* **Brief**: Please print the lines between the one with "Convert this chart to D3.js code." and the one with "0.015, 0.015, 0.01, 0.01, 0.005, 0.005, 0.005];", both ends included, exactly as written, with no pictures.

-- START OF Entries provided --

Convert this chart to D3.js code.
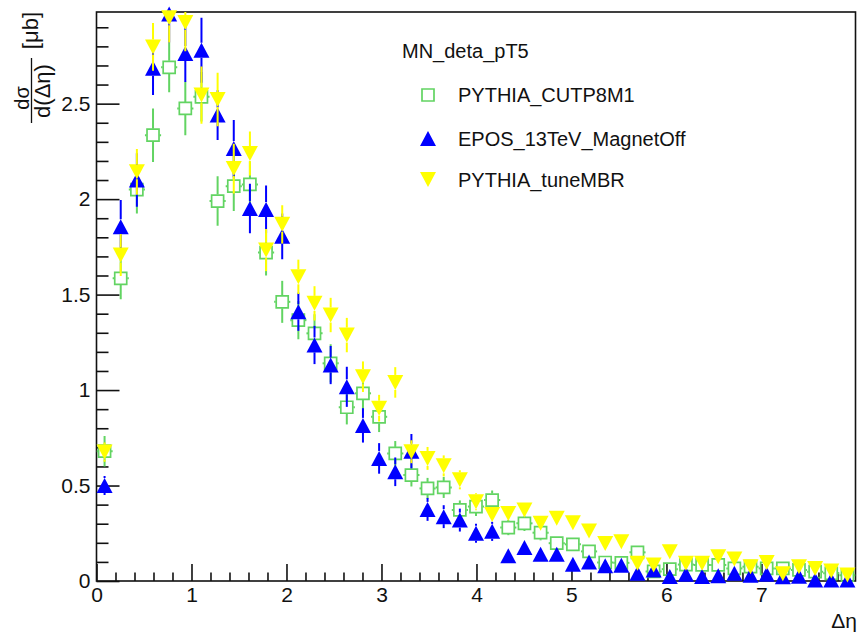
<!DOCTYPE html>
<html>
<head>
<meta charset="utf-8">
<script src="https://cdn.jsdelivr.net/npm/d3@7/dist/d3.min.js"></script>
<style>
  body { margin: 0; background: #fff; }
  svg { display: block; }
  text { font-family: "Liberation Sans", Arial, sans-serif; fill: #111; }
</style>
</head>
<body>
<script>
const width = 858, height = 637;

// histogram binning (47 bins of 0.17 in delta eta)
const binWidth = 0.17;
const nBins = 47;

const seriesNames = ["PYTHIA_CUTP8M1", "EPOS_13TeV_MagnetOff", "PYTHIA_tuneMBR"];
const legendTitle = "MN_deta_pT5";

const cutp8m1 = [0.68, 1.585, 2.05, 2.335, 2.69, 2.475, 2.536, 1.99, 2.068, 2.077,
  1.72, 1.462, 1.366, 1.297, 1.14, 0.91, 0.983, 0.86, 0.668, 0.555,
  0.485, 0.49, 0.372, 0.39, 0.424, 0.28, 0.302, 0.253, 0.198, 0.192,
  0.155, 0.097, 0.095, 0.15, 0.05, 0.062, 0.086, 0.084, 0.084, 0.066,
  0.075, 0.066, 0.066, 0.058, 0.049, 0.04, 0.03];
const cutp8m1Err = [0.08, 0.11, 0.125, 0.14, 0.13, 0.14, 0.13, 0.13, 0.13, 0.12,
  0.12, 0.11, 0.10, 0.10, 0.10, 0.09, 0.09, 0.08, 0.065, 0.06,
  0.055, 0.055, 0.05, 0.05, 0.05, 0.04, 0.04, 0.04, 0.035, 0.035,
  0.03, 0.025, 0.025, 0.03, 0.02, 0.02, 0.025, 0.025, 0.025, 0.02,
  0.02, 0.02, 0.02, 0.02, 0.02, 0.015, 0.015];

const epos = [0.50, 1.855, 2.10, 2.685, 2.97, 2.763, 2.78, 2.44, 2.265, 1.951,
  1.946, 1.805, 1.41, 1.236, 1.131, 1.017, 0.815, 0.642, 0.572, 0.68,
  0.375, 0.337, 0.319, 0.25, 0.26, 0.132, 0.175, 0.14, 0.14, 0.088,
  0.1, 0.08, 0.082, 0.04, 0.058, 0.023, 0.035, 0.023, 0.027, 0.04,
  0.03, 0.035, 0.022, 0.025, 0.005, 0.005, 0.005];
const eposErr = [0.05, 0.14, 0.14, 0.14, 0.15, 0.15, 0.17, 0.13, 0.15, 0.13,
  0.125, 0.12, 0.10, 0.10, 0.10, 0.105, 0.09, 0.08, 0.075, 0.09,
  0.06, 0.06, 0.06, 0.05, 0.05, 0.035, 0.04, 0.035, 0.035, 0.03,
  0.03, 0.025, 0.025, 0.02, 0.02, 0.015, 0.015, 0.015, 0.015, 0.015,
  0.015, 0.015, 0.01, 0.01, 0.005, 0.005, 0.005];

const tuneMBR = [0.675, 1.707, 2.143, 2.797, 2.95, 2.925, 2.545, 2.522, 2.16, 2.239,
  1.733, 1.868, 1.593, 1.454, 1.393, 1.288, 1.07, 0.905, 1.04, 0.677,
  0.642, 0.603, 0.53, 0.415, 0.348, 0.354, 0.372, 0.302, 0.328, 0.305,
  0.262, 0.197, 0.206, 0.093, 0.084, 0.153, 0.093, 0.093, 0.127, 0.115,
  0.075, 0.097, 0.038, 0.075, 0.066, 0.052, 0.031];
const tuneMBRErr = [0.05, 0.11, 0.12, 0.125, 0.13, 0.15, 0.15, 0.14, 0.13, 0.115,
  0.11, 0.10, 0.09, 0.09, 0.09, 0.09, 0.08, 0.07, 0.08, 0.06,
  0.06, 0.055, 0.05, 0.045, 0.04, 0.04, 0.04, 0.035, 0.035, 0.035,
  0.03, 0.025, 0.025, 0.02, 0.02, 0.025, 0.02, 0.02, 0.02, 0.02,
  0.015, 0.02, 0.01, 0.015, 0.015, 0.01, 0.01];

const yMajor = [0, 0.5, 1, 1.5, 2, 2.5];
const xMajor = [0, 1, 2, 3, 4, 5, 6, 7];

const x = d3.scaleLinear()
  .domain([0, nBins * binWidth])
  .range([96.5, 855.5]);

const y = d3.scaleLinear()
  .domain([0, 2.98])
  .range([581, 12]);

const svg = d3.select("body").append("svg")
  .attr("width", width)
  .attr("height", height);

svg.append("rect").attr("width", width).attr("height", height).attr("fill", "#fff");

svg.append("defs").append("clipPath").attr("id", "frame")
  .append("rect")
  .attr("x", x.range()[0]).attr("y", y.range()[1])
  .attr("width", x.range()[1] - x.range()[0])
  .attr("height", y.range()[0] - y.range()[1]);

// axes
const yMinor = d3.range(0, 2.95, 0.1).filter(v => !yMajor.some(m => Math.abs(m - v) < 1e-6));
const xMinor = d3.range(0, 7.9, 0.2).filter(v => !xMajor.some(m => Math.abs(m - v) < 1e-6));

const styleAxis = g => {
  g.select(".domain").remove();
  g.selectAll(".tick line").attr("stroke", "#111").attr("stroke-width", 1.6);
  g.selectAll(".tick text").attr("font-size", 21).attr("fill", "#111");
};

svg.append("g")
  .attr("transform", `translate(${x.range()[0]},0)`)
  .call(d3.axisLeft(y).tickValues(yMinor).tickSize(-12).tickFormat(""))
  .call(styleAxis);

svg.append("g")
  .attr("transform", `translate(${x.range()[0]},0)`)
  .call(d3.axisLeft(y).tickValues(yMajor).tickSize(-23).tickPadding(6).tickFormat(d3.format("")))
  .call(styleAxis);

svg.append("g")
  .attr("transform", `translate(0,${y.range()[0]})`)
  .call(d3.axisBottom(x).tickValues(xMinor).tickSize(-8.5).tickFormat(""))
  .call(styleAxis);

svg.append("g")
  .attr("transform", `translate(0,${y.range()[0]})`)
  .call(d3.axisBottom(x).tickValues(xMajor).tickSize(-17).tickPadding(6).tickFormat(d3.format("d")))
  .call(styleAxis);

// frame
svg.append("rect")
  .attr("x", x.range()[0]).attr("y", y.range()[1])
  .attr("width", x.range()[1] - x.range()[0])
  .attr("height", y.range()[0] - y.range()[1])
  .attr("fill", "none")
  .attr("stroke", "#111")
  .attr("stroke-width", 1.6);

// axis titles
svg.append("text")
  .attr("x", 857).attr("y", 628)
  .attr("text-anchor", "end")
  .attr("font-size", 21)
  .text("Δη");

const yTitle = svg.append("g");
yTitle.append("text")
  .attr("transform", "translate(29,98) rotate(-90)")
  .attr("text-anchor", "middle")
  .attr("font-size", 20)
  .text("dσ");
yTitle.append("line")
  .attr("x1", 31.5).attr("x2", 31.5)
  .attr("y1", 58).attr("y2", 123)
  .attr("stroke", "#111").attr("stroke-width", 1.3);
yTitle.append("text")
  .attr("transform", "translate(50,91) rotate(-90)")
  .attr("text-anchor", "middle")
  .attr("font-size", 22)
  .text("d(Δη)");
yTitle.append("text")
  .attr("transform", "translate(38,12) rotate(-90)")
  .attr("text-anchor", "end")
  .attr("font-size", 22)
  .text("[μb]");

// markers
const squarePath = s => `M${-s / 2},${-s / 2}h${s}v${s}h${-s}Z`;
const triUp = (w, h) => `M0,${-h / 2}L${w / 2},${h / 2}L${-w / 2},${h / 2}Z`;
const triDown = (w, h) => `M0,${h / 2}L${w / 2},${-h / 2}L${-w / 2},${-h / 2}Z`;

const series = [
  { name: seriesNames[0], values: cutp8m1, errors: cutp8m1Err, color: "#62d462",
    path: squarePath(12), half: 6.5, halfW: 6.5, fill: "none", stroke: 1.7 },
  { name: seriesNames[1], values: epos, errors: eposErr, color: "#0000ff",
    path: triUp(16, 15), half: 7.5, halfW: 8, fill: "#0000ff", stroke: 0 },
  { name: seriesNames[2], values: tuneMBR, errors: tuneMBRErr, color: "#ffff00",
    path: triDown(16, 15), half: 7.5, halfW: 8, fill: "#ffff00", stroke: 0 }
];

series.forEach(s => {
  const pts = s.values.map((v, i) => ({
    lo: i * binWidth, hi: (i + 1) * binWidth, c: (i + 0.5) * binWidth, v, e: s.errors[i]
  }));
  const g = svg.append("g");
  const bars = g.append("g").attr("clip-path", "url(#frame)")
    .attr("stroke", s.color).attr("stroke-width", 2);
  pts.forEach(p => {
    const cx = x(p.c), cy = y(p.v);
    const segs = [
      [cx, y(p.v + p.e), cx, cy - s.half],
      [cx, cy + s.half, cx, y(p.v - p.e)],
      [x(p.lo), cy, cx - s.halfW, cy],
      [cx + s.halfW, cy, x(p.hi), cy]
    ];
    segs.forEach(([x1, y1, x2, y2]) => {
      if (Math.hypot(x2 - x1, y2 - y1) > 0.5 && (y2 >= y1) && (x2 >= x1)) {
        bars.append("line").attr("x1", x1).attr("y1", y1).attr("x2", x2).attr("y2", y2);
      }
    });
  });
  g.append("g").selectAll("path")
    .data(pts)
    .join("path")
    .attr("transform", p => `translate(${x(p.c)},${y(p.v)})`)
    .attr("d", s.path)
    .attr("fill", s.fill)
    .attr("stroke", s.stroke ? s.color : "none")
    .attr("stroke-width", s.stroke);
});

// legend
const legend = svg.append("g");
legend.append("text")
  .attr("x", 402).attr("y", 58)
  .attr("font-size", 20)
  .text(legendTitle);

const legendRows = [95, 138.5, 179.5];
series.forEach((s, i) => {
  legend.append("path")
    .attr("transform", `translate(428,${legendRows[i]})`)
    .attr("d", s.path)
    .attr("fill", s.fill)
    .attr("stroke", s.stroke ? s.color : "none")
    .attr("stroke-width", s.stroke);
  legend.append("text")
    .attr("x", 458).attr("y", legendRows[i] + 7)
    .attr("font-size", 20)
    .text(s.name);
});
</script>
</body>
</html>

-- END OF Entries provided --
-- START OF Entries provided --

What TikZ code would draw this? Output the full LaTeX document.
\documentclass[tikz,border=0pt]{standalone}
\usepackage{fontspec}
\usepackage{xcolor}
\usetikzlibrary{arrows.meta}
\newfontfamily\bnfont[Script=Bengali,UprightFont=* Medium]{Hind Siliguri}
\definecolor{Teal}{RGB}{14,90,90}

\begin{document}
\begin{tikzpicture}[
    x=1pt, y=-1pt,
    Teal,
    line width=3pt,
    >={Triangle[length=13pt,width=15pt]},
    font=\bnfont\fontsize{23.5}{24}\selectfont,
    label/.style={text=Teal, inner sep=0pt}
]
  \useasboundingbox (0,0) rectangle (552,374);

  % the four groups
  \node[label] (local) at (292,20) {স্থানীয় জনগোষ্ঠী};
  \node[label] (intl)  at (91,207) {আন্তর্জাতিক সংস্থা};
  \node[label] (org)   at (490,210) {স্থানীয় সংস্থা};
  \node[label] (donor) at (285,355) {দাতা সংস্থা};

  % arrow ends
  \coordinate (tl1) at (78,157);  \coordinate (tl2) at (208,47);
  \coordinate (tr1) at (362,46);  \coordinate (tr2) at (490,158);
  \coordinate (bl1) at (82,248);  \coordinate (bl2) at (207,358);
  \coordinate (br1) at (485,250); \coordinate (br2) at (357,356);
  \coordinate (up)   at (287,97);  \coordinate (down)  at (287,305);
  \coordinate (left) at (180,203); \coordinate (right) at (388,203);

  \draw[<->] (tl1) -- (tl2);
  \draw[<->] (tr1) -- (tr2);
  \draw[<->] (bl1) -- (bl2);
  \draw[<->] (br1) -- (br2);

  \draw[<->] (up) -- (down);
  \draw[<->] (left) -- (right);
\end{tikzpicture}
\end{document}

-- END OF Entries provided --
-- START OF Entries provided --

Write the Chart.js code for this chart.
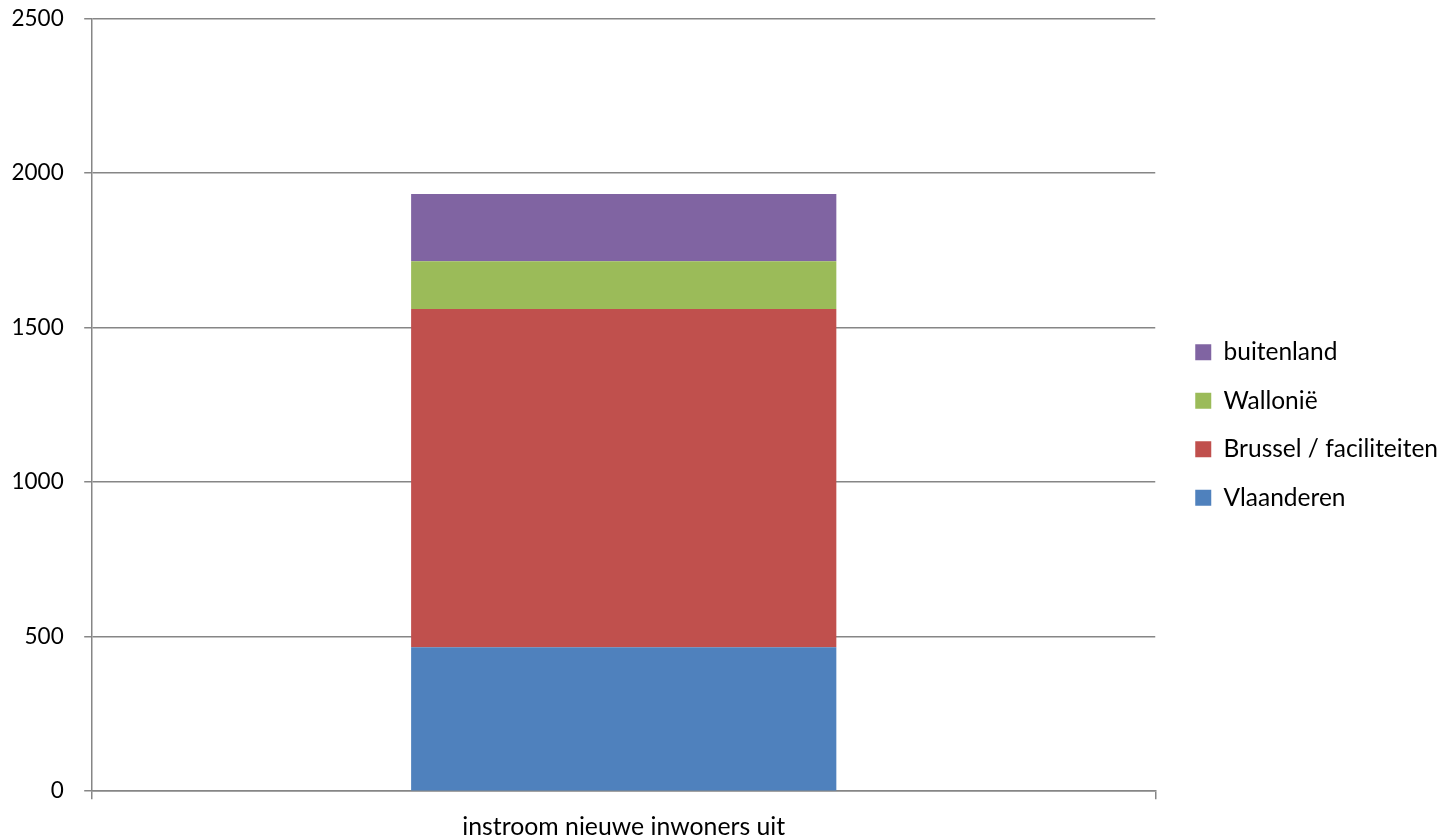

-- END OF Entries provided --

* **Written solution**:
Convert this chart to D3.js code.
<!DOCTYPE html>
<html>
<head>
<meta charset="utf-8">
<script src="https://cdn.jsdelivr.net/npm/d3@7/dist/d3.min.js"></script>
<style>
  body { margin: 0; background: #fff; }
  svg { display: block; }
  text { font-family: "Liberation Sans", Arial, sans-serif; fill: #111; }
</style>
</head>
<body>
<script>
const width = 858, height = 637;

// histogram binning (47 bins of 0.17 in delta eta)
const binWidth = 0.17;
const nBins = 47;

const seriesNames = ["PYTHIA_CUTP8M1", "EPOS_13TeV_MagnetOff", "PYTHIA_tuneMBR"];
const legendTitle = "MN_deta_pT5";

const cutp8m1 = [0.68, 1.585, 2.05, 2.335, 2.69, 2.475, 2.536, 1.99, 2.068, 2.077,
  1.72, 1.462, 1.366, 1.297, 1.14, 0.91, 0.983, 0.86, 0.668, 0.555,
  0.485, 0.49, 0.372, 0.39, 0.424, 0.28, 0.302, 0.253, 0.198, 0.192,
  0.155, 0.097, 0.095, 0.15, 0.05, 0.062, 0.086, 0.084, 0.084, 0.066,
  0.075, 0.066, 0.066, 0.058, 0.049, 0.04, 0.03];
const cutp8m1Err = [0.08, 0.11, 0.125, 0.14, 0.13, 0.14, 0.13, 0.13, 0.13, 0.12,
  0.12, 0.11, 0.10, 0.10, 0.10, 0.09, 0.09, 0.08, 0.065, 0.06,
  0.055, 0.055, 0.05, 0.05, 0.05, 0.04, 0.04, 0.04, 0.035, 0.035,
  0.03, 0.025, 0.025, 0.03, 0.02, 0.02, 0.025, 0.025, 0.025, 0.02,
  0.02, 0.02, 0.02, 0.02, 0.02, 0.015, 0.015];

const epos = [0.50, 1.855, 2.10, 2.685, 2.97, 2.763, 2.78, 2.44, 2.265, 1.951,
  1.946, 1.805, 1.41, 1.236, 1.131, 1.017, 0.815, 0.642, 0.572, 0.68,
  0.375, 0.337, 0.319, 0.25, 0.26, 0.132, 0.175, 0.14, 0.14, 0.088,
  0.1, 0.08, 0.082, 0.04, 0.058, 0.023, 0.035, 0.023, 0.027, 0.04,
  0.03, 0.035, 0.022, 0.025, 0.005, 0.005, 0.005];
const eposErr = [0.05, 0.14, 0.14, 0.14, 0.15, 0.15, 0.17, 0.13, 0.15, 0.13,
  0.125, 0.12, 0.10, 0.10, 0.10, 0.105, 0.09, 0.08, 0.075, 0.09,
  0.06, 0.06, 0.06, 0.05, 0.05, 0.035, 0.04, 0.035, 0.035, 0.03,
  0.03, 0.025, 0.025, 0.02, 0.02, 0.015, 0.015, 0.015, 0.015, 0.015,
  0.015, 0.015, 0.01, 0.01, 0.005, 0.005, 0.005];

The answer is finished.